Come to Civ V, and … it’s terrible. All the openness and transparency that made Civ IV’s diplomacy so great is gone. You can still see a list of some factors affecting your relationship, but aside from a binary good/bad indicator, you can’t see why, or how, or how much it’s causing an issue. As if this weren’t enough, the AI personalities seem to be content to utterly ignore the list of factors in any case. I’ve had leaders with nothing but positive history – at least, positive listed history – suddenly turn hostile and cancel all our treaties, then change their mind two turns later and offer to renew them, all smiles and sunshine.
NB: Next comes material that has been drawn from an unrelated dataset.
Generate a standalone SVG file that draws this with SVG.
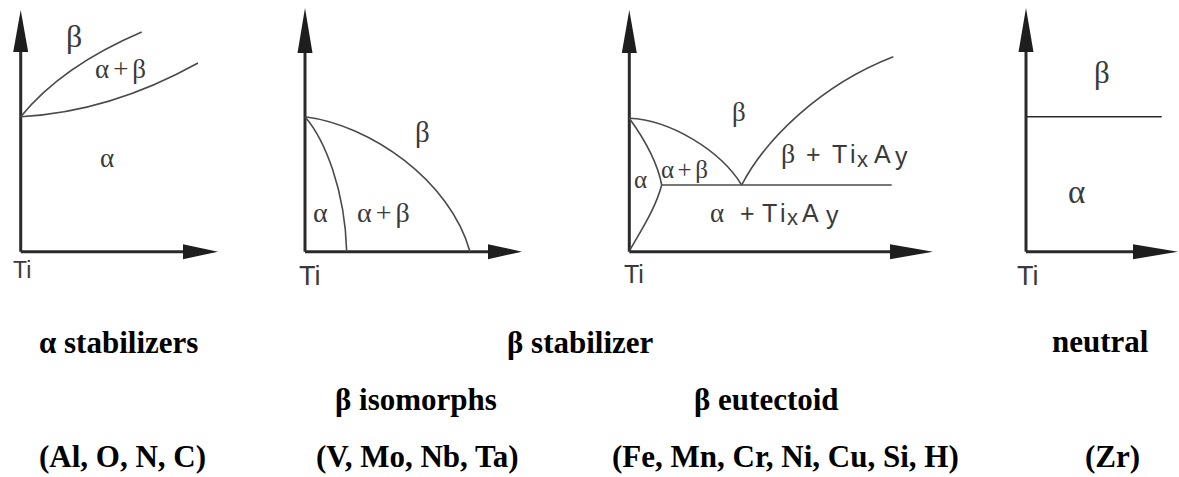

Nations with which I’ve had a long-standing rivalry and constant sabre-rattling, maybe even a few wars, will quite out of nowhere offer me border treaties, an exchange of embassies and even trade agreements, acting like we’re the best friends in the world, then denounce me as an international pariah before the ink is even dry. Quite apart from the steady, reliable, and sane leaders of Civ IV, Civ V’s AI personalities are ones I will generally just ignore, diplomatically speaking, since they can’t be counted on to be consistent for more than five minutes straight.